Sie wuchsen in einer Umgebung der grenzenlosen Liebe auf, niemand schob sie hin und her oder sah sie als Last oder Verpflichtung, stattdessen hatten sie das Gefühl, das größte Geschenk zu sein, das das Leben ihrer Mutter hatte schenken können. Das hat sie auch so zu mir gesagt, in Anwesenheit der Kinder.
Die Kinder hatten einen wunderbar stressfreien Alltag: Wenn die Kleine mal einen schlechten Tag hatte, musste sie nicht in den Kindergarten und durfte einfach zuhause bleiben. Die Große war gut in der Schule, weil ihre Mama immer Zeit hatte, ihr etwas zu erklären, wenn sie ihre Hausaufgaben nicht verstanden hat, und die fertigen Aufgaben auf Fehler durchzuschauen. Es war immer Zeit für einen kleinen Stadtbummel, und wenn die Ferien anstanden, hat die Mutter nicht schnell nach einer Ferienbetreuung für die Große gesucht und die Kleine in die Notbetreuung gesteckt, sondern sich für die Kinder gefreut, dass sie ausschlafen dürfen. Ich persönlich fand es schade, dass der Vater und die Kinder sich so wenig gesehen haben, aber es war der Weg, den die Familie gewählt hatte, und sie waren glücklich.
Nicht jede Frau, die Mutter wird, fühlt so wie diese Frau, das ist klar. Aber in meiner kinderfreundlichen Welt hat jede Mutter, die solche intensiven Muttergefühle und so viel Lust darauf hat, sich selbst um ihre Kinder zu kümmern, die Chance dazu – nicht nur privilegierte Frauen, deren finanzielle Situation gesichert ist, wie das bei meiner Bekannten der Fall war. Auch Frauen, die alleinerziehend sind oder Ehemänner haben, die nicht Karriere in der Automobilindustrie machen, sollten ein solches Leben mit ihren Kindern führen können, mindestens ein paar Jahre lang. Auch gegen Altersarmut im Fall einer Trennung müsste man solche Mütter absichern, denn das Argument kenne ich gut: „Wie naiv! Irgendwann trennt sich der Mann, und dann rutscht sie in die Altersarmut!“ Das typische Argument der Karrierefrauen gegen Hausfrauen, das in keinem Social Media Streit fehlt, wenn es um Themen wie Kinderbetreuung oder Vereinbarkeit geht.
In einer Welt, wo Mütter dazu verpflichtet sind zu arbeiten, damit ihre Kinder nicht arm sind, wird die Selbstbetreuung zu einem seltenen Privileg einer kleinen, reichen Schicht – und das ist für mich zutiefst familienfeindlich. Und dasselbe kann man selbstverständlich umdrehen und genauso für Väter formulieren.
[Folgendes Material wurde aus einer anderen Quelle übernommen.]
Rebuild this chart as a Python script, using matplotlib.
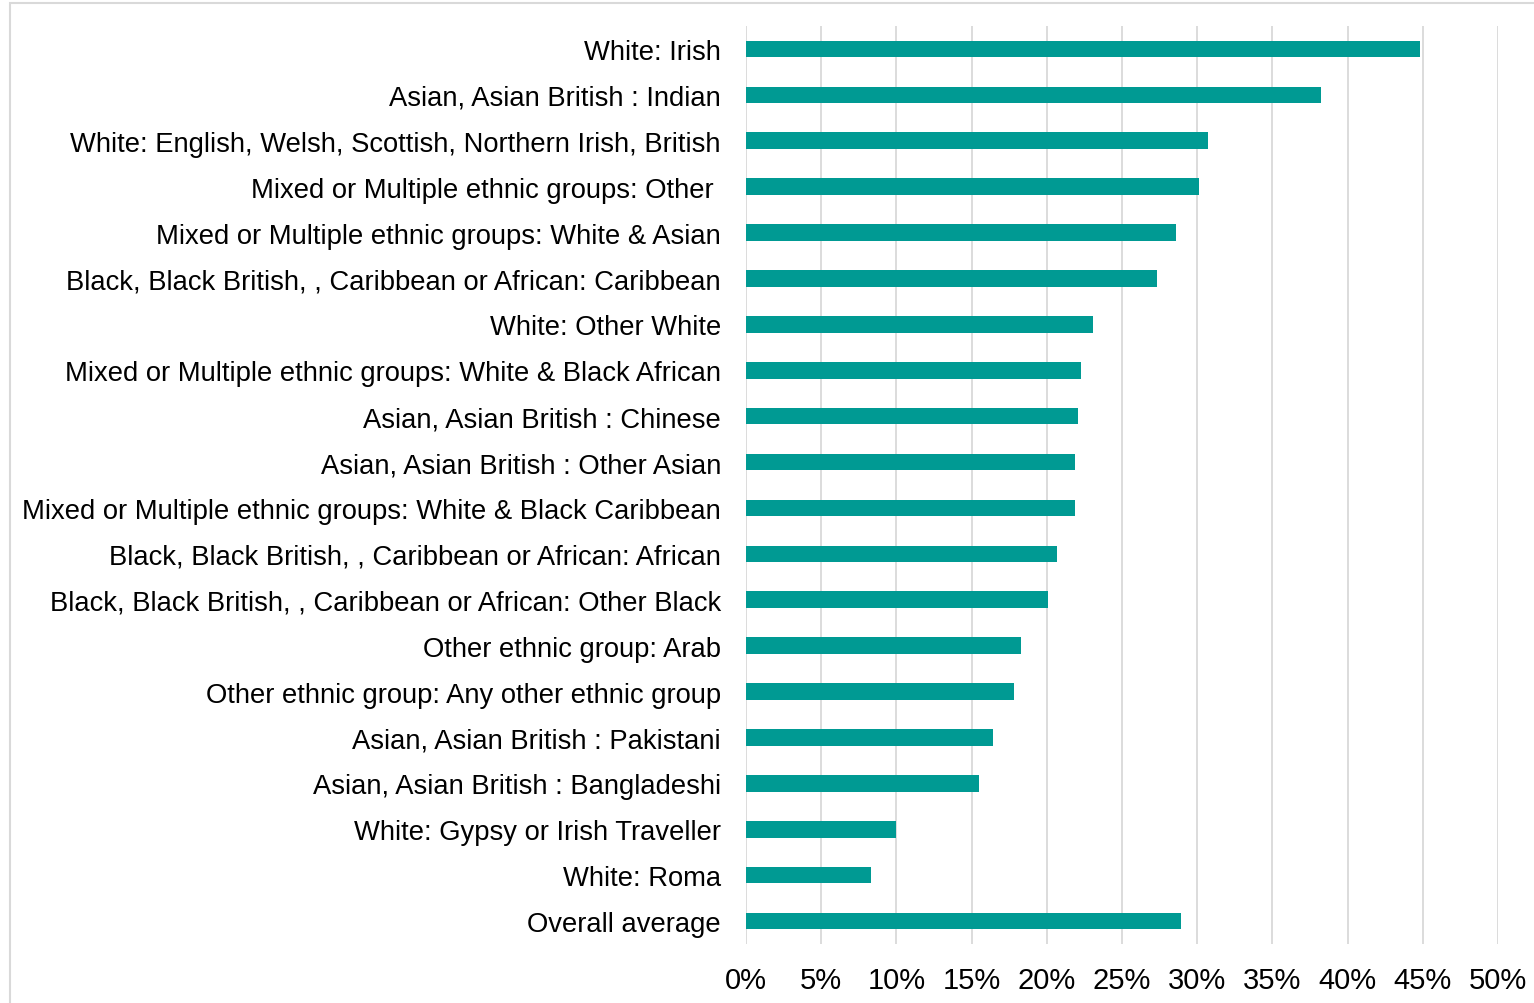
import matplotlib
matplotlib.use("Agg")
import matplotlib.pyplot as plt
from matplotlib.patches import Rectangle
from matplotlib.ticker import FuncFormatter, MultipleLocator

plt.rcParams['font.family'] = ['Liberation Sans', 'DejaVu Sans']

categories = [
    "White: Irish",
    "Asian, Asian British : Indian",
    "White: English, Welsh, Scottish, Northern Irish, British",
    "Mixed or Multiple ethnic groups: Other ",
    "Mixed or Multiple ethnic groups: White & Asian",
    "Black, Black British, , Caribbean or African: Caribbean",
    "White: Other White",
    "Mixed or Multiple ethnic groups: White & Black African",
    "Asian, Asian British : Chinese",
    "Asian, Asian British : Other Asian",
    "Mixed or Multiple ethnic groups: White & Black Caribbean",
    "Black, Black British, , Caribbean or African: African",
    "Black, Black British, , Caribbean or African: Other Black",
    "Other ethnic group: Arab",
    "Other ethnic group: Any other ethnic group",
    "Asian, Asian British : Pakistani",
    "Asian, Asian British : Bangladeshi",
    "White: Gypsy or Irish Traveller",
    "White: Roma",
    "Overall average",
]
values = [44.8, 38.2, 30.7, 30.1, 28.6, 27.3, 23.1, 22.3, 22.1, 21.9,
          21.9, 20.7, 20.1, 18.3, 17.8, 16.4, 15.5, 10.0, 8.3, 28.9]

W, H = 1534, 1004
fig = plt.figure(figsize=(W/100, H/100), dpi=100)
fig.patches.append(Rectangle((9.5/W, -0.1), 1.2, 1.1 - 3.5/H, transform=fig.transFigure,
                             fill=False, edgecolor='#d9d9d9', linewidth=1.5))
ax = fig.add_axes([746/W, 1-945/H, (1498-746)/W, (945-27)/H])

y = list(range(len(categories)))
ax.barh(y, values, height=0.36, color='#009A93', zorder=3)
ax.set_ylim(len(categories)-0.5, -0.5)
ax.set_xlim(0, 50)
ax.xaxis.set_major_locator(MultipleLocator(5))
ax.xaxis.set_major_formatter(FuncFormatter(lambda v, p: f"{v:.0f}%"))
ax.set_yticks(y)
ax.set_yticklabels(categories)
ax.grid(axis='x', color='#d9d9d9', linewidth=1.3, zorder=0)
for s in ax.spines.values():
    s.set_visible(False)
ax.tick_params(axis='y', length=0, pad=18, labelsize=19.7, labelcolor='black')
ax.tick_params(axis='x', length=0, pad=16, labelsize=21, labelcolor='black')

fig.savefig("out.png", dpi=100)
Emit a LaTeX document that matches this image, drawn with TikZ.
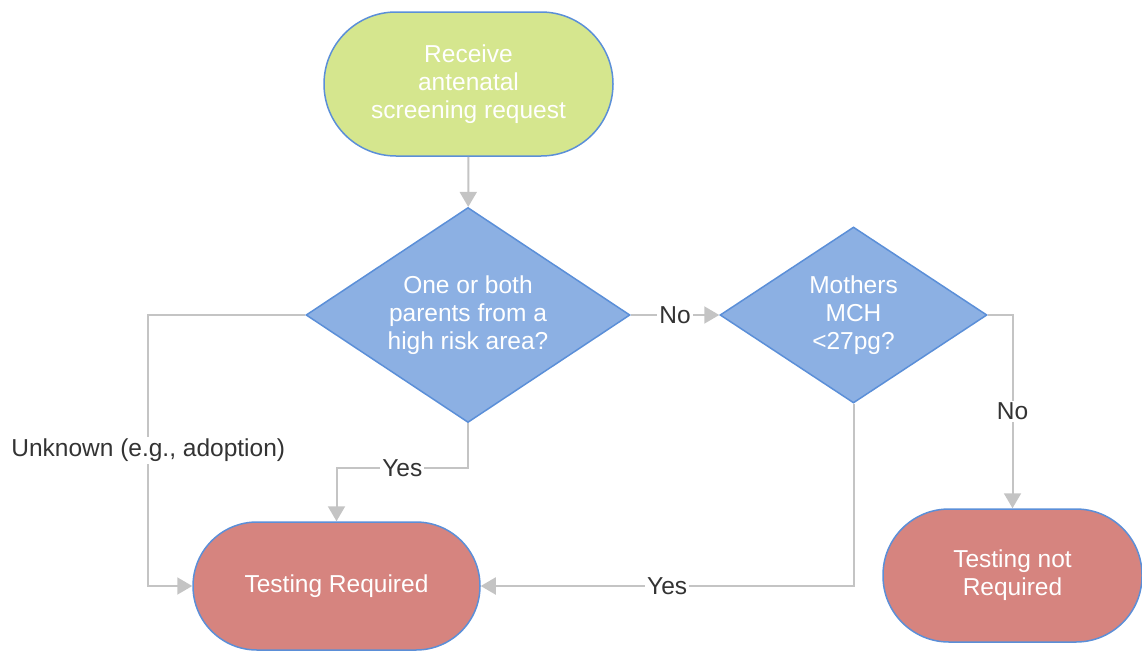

Gegen Kinderarmut müssen wir andere Lösungen finden
Kinderarmut muss man bekämpfen, ohne die Eltern der Wirtschaft zum Fraß vorzuwerfen. Indem man zum Beispiel durch eine sozial gerechte Lohnpolitik nicht zulässt, dass es überhaupt Geringverdiener gibt. Was soll das überhaupt, dass wir diesen Begriff so selbstverständlich benutzen? Jeder Mensch, der arbeitet, sollte mit seiner Arbeit sich selbst und mindestens eine kleine Familie (also einen Partner und ein oder zwei Kinder) ernähren können, alles andere ist eigentlich inakzeptabel und es ist überfällig, dass wir als Gesellschaft uns dagegen wehren. Alleinerziehende, die keinen Partner haben, der dafür sorgt, dass die Familie finanziell gut auskommt, dürften ruhig mehrere Jahre vom Staat für die Erziehung ihrer Kinder bezahlt werden. Oder wir gehen ganz neue Wege und führen das bedingungslose Grundeinkommen ein.
Aber den Müttern ihre Kinder wegzunehmen und sie selbst zur Arbeit zu zwingen, umso mehr, je geringer ihr Lohn ist – das darf kein Weg sein.